Exercise prompt: Produce nothing but an exact copy of the lines from the one containing "Generate a web" through the one containing "const speYTicks = [0, 50, 100, 150, 200, 250, 300];", and do not carry over pictures.

******

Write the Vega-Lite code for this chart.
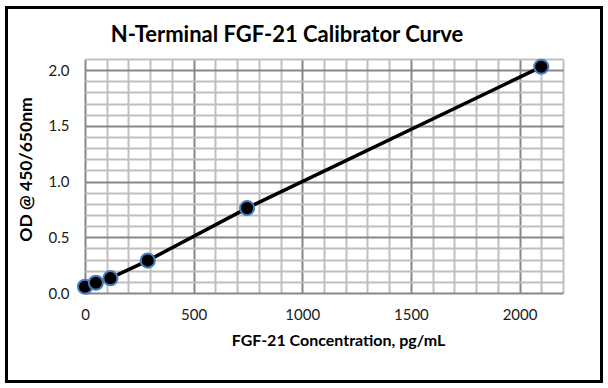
{
  "$schema": "https://vega.github.io/schema/vega-lite/v6.json",
  "width": 478,
  "height": 234,
  "autosize": {"type": "none"},
  "padding": {"left": 85, "top": 59, "right": 45, "bottom": 95},
  "background": "white",
  "config": {
    "view": {"stroke": null},
    "font": "Lato",
    "axis": {
      "labelFont": "Lato",
      "labelFontSize": 15,
      "labelColor": "#1a1a1a",
      "titleFont": "Lato",
      "titleFontWeight": "bold",
      "titleColor": "#000000",
      "ticks": false,
      "domain": false,
      "grid": true,
      "gridWidth": 2,
      "labelOverlap": false,
      "labelFlush": false
    }
  },
  "title": {
    "text": "N-Terminal FGF-21 Calibrator Curve",
    "font": "Lato",
    "fontSize": 22,
    "fontWeight": "bold",
    "color": "#000000",
    "anchor": "middle",
    "frame": "group",
    "dx": -37,
    "offset": -41
  },
  "data": {
    "values": [
      {"conc": 0, "od": 0.056},
      {"conc": 50, "od": 0.092},
      {"conc": 117, "od": 0.133},
      {"conc": 289, "od": 0.291},
      {"conc": 746, "od": 0.762},
      {"conc": 2100, "od": 2.03}
    ]
  },
  "encoding": {
    "x": {
      "field": "conc",
      "type": "quantitative",
      "scale": {"domain": [0, 2200], "nice": false, "zero": false},
      "axis": {
        "title": "FGF-21 Concentration, pg/mL",
        "titleFontSize": 16,
        "grid": true,
        "values": [0, 100, 200, 300, 400, 500, 600, 700, 800, 900, 1000, 1100, 1200, 1300, 1400, 1500, 1600, 1700, 1800, 1900, 2000, 2100, 2200],
        "labelExpr": "datum.value % 500 === 0 ? datum.label : ''",
        "format": "d",
        "labelPadding": 14,
        "gridColor": {"condition": {"test": "datum.value % 500 === 0", "value": "#878787"}, "value": "#BFBFBF"},
        "titleX": 253,
        "titleY": 52,
        "titleAlign": "center",
        "titleBaseline": "alphabetic"
      }
    },
    "y": {
      "field": "od",
      "type": "quantitative",
      "scale": {"domain": [0, 2.1], "nice": false, "zero": false},
      "axis": {
        "title": "OD @ 450/650nm",
        "titleFontSize": 17.5,
        "grid": true,
        "values": [0, 0.1, 0.2, 0.3, 0.4, 0.5, 0.6, 0.7, 0.8, 0.9, 1.0, 1.1, 1.2, 1.3, 1.4, 1.5, 1.6, 1.7, 1.8, 1.9, 2.0, 2.1],
        "format": ".1f",
        "labelExpr": "abs(datum.value * 2 - round(datum.value * 2)) < 0.001 ? datum.label : ''",
        "labelPadding": 16,
        "gridColor": {"condition": {"test": "abs(datum.value * 2 - round(datum.value * 2)) < 0.001", "value": "#878787"}, "value": "#BFBFBF"},
        "titleX": -54,
        "titleY": 110,
        "titleAngle": -90,
        "titleAlign": "center",
        "titleBaseline": "alphabetic"
      }
    }
  },
  "layer": [
    {
      "mark": {"type": "line", "color": "#000000", "strokeWidth": 3.5}
    },
    {
      "mark": {"type": "point", "filled": true, "fill": "#000000", "stroke": "#4A7EBB", "strokeWidth": 2, "size": 200, "opacity": 1}
    },
    {
      "mark": {"type": "rect", "clip": false, "fill": null, "stroke": "#000000", "strokeWidth": 3},
      "encoding": {
        "x": {
          "datum": -361.3,
          "type": "quantitative",
          "scale": {"domain": [0, 2200], "nice": false, "zero": false},
          "axis": {
            "title": "FGF-21 Concentration, pg/mL",
            "titleFontSize": 16,
            "grid": true,
            "values": [0, 100, 200, 300, 400, 500, 600, 700, 800, 900, 1000, 1100, 1200, 1300, 1400, 1500, 1600, 1700, 1800, 1900, 2000, 2100, 2200],
            "labelExpr": "datum.value % 500 === 0 ? datum.label : ''",
            "format": "d",
            "labelPadding": 14,
            "gridColor": {"condition": {"test": "datum.value % 500 === 0", "value": "#878787"}, "value": "#BFBFBF"},
            "titleX": 253,
            "titleY": 52,
            "titleAlign": "center",
            "titleBaseline": "alphabetic"
          }
        },
        "x2": {"datum": 2377.2},
        "y": {
          "datum": 2.562,
          "type": "quantitative",
          "scale": {"domain": [0, 2.1], "nice": false, "zero": false},
          "axis": {
            "title": "OD @ 450/650nm",
            "titleFontSize": 17.5,
            "grid": true,
            "values": [0, 0.1, 0.2, 0.3, 0.4, 0.5, 0.6, 0.7, 0.8, 0.9, 1.0, 1.1, 1.2, 1.3, 1.4, 1.5, 1.6, 1.7, 1.8, 1.9, 2.0, 2.1],
            "format": ".1f",
            "labelExpr": "abs(datum.value * 2 - round(datum.value * 2)) < 0.001 ? datum.label : ''",
            "labelPadding": 16,
            "gridColor": {"condition": {"test": "abs(datum.value * 2 - round(datum.value * 2)) < 0.001", "value": "#878787"}, "value": "#BFBFBF"},
            "titleX": -54,
            "titleY": 110,
            "titleAngle": -90,
            "titleAlign": "center",
            "titleBaseline": "alphabetic"
          }
        },
        "y2": {"datum": -0.794}
      }
    }
  ]
}
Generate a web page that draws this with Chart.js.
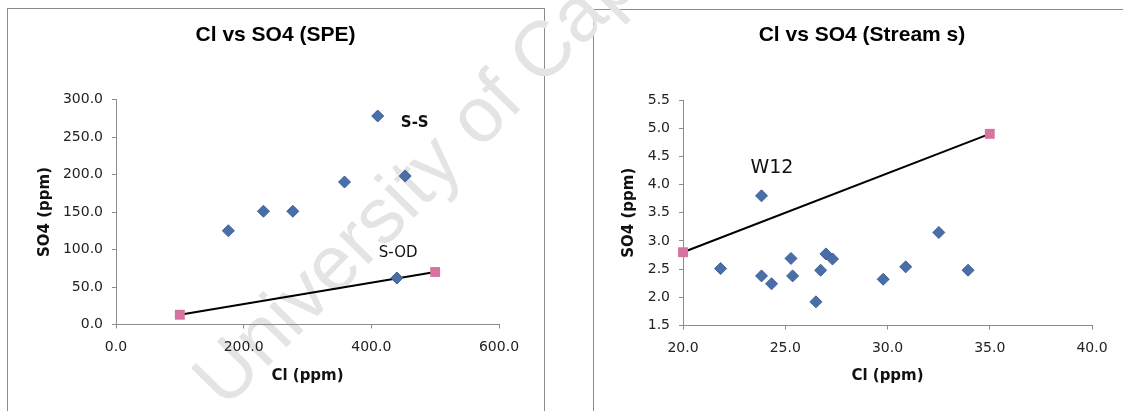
<!DOCTYPE html>
<html lang="en">
<head>
    <meta charset="UTF-8">
    <title>Cl vs SO4</title>
    <script src="https://cdn.jsdelivr.net/npm/chart.js"></script>
    <style>
        html, body { margin: 0; padding: 0; background: #fff; overflow: hidden; }
        body { width: 1123px; height: 411px; position: relative; }
        .frame { position: absolute; border: 1px solid #8a8a8a; box-sizing: border-box; z-index: 0; }
        .box { position: absolute; z-index: 2; }
        .watermark {
            position: absolute; left: 225px; top: 344px; z-index: 1;
            font-family: 'Liberation Sans', Arial, sans-serif; font-size: 78px; line-height: 1;
            color: #e4e4e4; white-space: nowrap;
            transform-origin: 0 66px; transform: rotate(-45.5deg);
        }
    </style>
</head>
<body>
    <div class="frame" style="left:7px; top:8px; width:538px; height:450px;"></div>
    <div class="frame" style="left:593px; top:9px; width:600px; height:450px;"></div>
    <div class="watermark">University of Cape Town</div>

    <div class="box" style="left:8px; top:9px;"><canvas id="speChart" width="535" height="402"></canvas></div>
    <div class="box" style="left:594px; top:10px;"><canvas id="streamChart" width="536" height="401"></canvas></div>

    <script>
        // SPE samples (left plot)
        const speCl = [176, 231, 277, 358, 410, 453, 440];
        const speSO4 = [125, 151, 151, 190, 278, 198, 62];
        const speLineCl = [100, 500];
        const speLineSO4 = [13, 70];
        const speNotes = ['S-S', 'S-OD'];
        const speNoteCl = [468, 442];
        const speNoteSO4 = [268, 95];
        const speXTicks = [0, 200, 400, 600];
        const speYTicks = [0, 50, 100, 150, 200, 250, 300];

        // Stream samples (right plot)
        const streamCl = [21.84, 23.84, 23.84, 24.33, 25.28, 25.36, 26.5, 26.73, 26.99, 27.31, 29.79, 30.89, 32.51, 33.94];
        const streamSO4 = [2.51, 3.80, 2.38, 2.24, 2.69, 2.38, 1.92, 2.48, 2.77, 2.68, 2.32, 2.54, 3.15, 2.48];
        const streamLineCl = [20, 35];
        const streamLineSO4 = [2.8, 4.9];
        const streamNotes = ['W12'];
        const streamNoteCl = [24.35];
        const streamNoteSO4 = [4.29];
        const streamXTicks = [20, 25, 30, 35, 40];
        const streamYTicks = [1.5, 2.0, 2.5, 3.0, 3.5, 4.0, 4.5, 5.0, 5.5];

        const BLUE = '#4a6fa8';
        const BLUE_EDGE = '#3f6097';
        const PINK = '#d6739f';
        const AXIS = '#8c8c8c';
        const tickFont = { family: 'DejaVu Sans', size: 14 };
        const axisTitleFont = { family: 'DejaVu Sans', size: 15, weight: 'bold' };

        function toXY(xs, ys) {
            return xs.map((x, i) => ({ x: x, y: ys[i] }));
        }

        function axis(ticks, fit, title, titlePad) {
            return {
                type: 'linear',
                min: ticks[0],
                max: ticks[ticks.length - 1],
                afterBuildTicks: s => { s.ticks = ticks.map(v => ({ value: v })); },
                grid: { drawOnChartArea: false, drawTicks: true, tickLength: 4, color: AXIS },
                border: { display: true, color: AXIS, width: 1 },
                ticks: { color: '#222', font: tickFont, autoSkip: false, maxRotation: 0,
                         callback: v => Number(v).toFixed(1) },
                title: { display: true, text: title, color: '#111', font: axisTitleFont, padding: titlePad },
                afterFit: fit
            };
        }

        function makeChart(id, o) {
            const x = axis(o.xTicks, s => { s.height = o.xAxisH; }, 'Cl (ppm)', { top: 0, bottom: 25.6 });
            x.position = 'bottom';
            x.ticks.padding = 10;
            const y = axis(o.yTicks, s => { s.width = o.yAxisW; }, 'SO4 (ppm)', { top: o.yTitlePad, bottom: 0 });
            y.position = 'left';
            y.ticks.padding = 9;

            return new Chart(document.getElementById(id), {
                type: 'scatter',
                data: {
                    datasets: [
                        {
                            data: toXY(o.xs, o.ys),
                            pointStyle: 'rectRot', pointRadius: 6,
                            backgroundColor: BLUE, borderColor: BLUE_EDGE, borderWidth: 1,
                            clip: false
                        },
                        {
                            data: toXY(o.lineX, o.lineY),
                            showLine: true, borderColor: '#000', borderWidth: 2,
                            pointStyle: 'rect', pointRadius: 7,
                            pointBackgroundColor: PINK, pointBorderColor: PINK, pointBorderWidth: 0,
                            clip: false
                        }
                    ]
                },
                options: {
                    responsive: false,
                    animation: false,
                    layout: { padding: 0 },
                    plugins: {
                        legend: { display: false },
                        tooltip: { enabled: false },
                        title: {
                            display: true, text: o.title, color: '#000',
                            font: { family: 'Liberation Sans', size: 21, weight: 'bold' },
                            padding: { top: o.titleTop, bottom: o.titleBottom }
                        }
                    },
                    scales: {
                        x: x,
                        y: y,
                        // empty right-hand strip so the plot ends where it should
                        pad: {
                            type: 'linear', position: 'right', display: true,
                            grid: { display: false }, border: { display: false },
                            ticks: { display: false },
                            afterFit: s => { s.width = o.rightW; }
                        }
                    }
                },
                plugins: [{
                    id: 'notes',
                    afterDatasetsDraw(chart) {
                        const ctx = chart.ctx;
                        ctx.save();
                        ctx.fillStyle = '#111';
                        ctx.textAlign = 'center';
                        ctx.textBaseline = 'middle';
                        o.notes.forEach((t, i) => {
                            ctx.font = o.noteFonts[i];
                            ctx.fillText(t, chart.scales.x.getPixelForValue(o.noteX[i]),
                                            chart.scales.y.getPixelForValue(o.noteY[i]));
                        });
                        ctx.restore();
                    }
                }]
            });
        }

        makeChart('speChart', {
            title: 'Cl vs SO4 (SPE)',
            xs: speCl, ys: speSO4, lineX: speLineCl, lineY: speLineSO4,
            xTicks: speXTicks, yTicks: speYTicks,
            notes: speNotes, noteX: speNoteCl, noteY: speNoteSO4,
            noteFonts: ['bold 15px "DejaVu Sans"', '15px "DejaVu Sans"'],
            titleTop: 13.4, titleBottom: 51.9,
            yAxisW: 108, xAxisH: 86.5, rightW: 44, yTitlePad: 28
        });

        makeChart('streamChart', {
            title: 'Cl vs SO4 (Stream s)',
            xs: streamCl, ys: streamSO4, lineX: streamLineCl, lineY: streamLineSO4,
            xTicks: streamXTicks, yTicks: streamYTicks,
            notes: streamNotes, noteX: streamNoteCl, noteY: streamNoteSO4,
            noteFonts: ['19px "DejaVu Sans"'],
            titleTop: 12.4, titleBottom: 52.4,
            yAxisW: 89, xAxisH: 85.5, rightW: 38, yTitlePad: 26
        });
    </script>
</body>
</html>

******

Exercise result:
Generate a web page that draws this with Chart.js.
<!DOCTYPE html>
<html lang="en">
<head>
    <meta charset="UTF-8">
    <title>Cl vs SO4</title>
    <script src="https://cdn.jsdelivr.net/npm/chart.js"></script>
    <style>
        html, body { margin: 0; padding: 0; background: #fff; overflow: hidden; }
        body { width: 1123px; height: 411px; position: relative; }
        .frame { position: absolute; border: 1px solid #8a8a8a; box-sizing: border-box; z-index: 0; }
        .box { position: absolute; z-index: 2; }
        .watermark {
            position: absolute; left: 225px; top: 344px; z-index: 1;
            font-family: 'Liberation Sans', Arial, sans-serif; font-size: 78px; line-height: 1;
            color: #e4e4e4; white-space: nowrap;
            transform-origin: 0 66px; transform: rotate(-45.5deg);
        }
    </style>
</head>
<body>
    <div class="frame" style="left:7px; top:8px; width:538px; height:450px;"></div>
    <div class="frame" style="left:593px; top:9px; width:600px; height:450px;"></div>
    <div class="watermark">University of Cape Town</div>

    <div class="box" style="left:8px; top:9px;"><canvas id="speChart" width="535" height="402"></canvas></div>
    <div class="box" style="left:594px; top:10px;"><canvas id="streamChart" width="536" height="401"></canvas></div>

    <script>
        // SPE samples (left plot)
        const speCl = [176, 231, 277, 358, 410, 453, 440];
        const speSO4 = [125, 151, 151, 190, 278, 198, 62];
        const speLineCl = [100, 500];
        const speLineSO4 = [13, 70];
        const speNotes = ['S-S', 'S-OD'];
        const speNoteCl = [468, 442];
        const speNoteSO4 = [268, 95];
        const speXTicks = [0, 200, 400, 600];
        const speYTicks = [0, 50, 100, 150, 200, 250, 300];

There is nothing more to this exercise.